Since 2008 the National led Government has not focused on building capacity and performance in the state sector, but saving money. It has been apparent in all ministries and state departments that reductions in funding have been based on arbitrary decisions rather than ones that have been strategically managed or based on performance reviews and future needs. The fact that many sacked staff have had to be re-employed as expensive consultants to cover skill deficits supports this view. Arbitrary cost cutting often results in unintended consequences that then have negative economic impacts.
This Government also seems to think that improving the capacity of our state services is just about telling people to work harder and getting tougher on those who don't perform.

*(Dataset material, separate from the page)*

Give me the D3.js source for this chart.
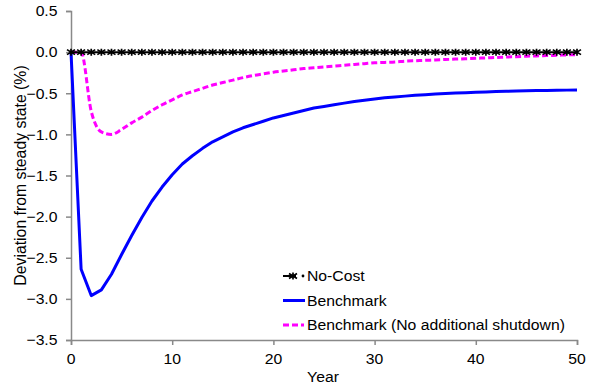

Many state service CEOs have been employed to manage cost efficiencies rather than lifting performance and this was especially true for ACC chief, Ralph Stewart, who did exactly as he was asked to do in reducing expenditure but had to resign because of the human consequences. Lesley Longstone's short stint as the Secretary of Education came to an abrupt end because she was employed to implement private models of education but had no understanding of our public system.
If one wants to lift performance of a department or sector there has to be an understanding of what needs to be done and that there are appropriate levels of skilled staff to do the work. It is up to Government Ministers to ensure that they are up to speed with their portfolios and ensure they have the necessary information on which to base decisions. They are also charged with employing the right people into leadership roles. It is not just Lesley Longstone or Ralph Stewart's fault that things turned to custard under their leadership, much of the blame should rest with the Government that employed them in the first place. The Government has seriously misjudged what was really important for the effective management of ACC and Education. In both cases an ideological stance had influenced the appointments rather than an informed approach based on readily available evidence.
Too many decisions are now reactionary ones resulting from a crisis and a little bit of prior planning and prioritised investment would have avoided costly emergency measures. We see the human consequences of an under-skilled and poorly staffed EQC, we are seeing a $24 million blowout in costs related to Novopay, we are having a housing crisis that needs attention and we are urgently having to feed thousands of children arriving to school hungry. In each case the crisis could have been predicted and much of it averted if we had acted faster and were properly prepared. The biggest of all crises confronting us is climate change and again delaying action will only cost us dearly in the future.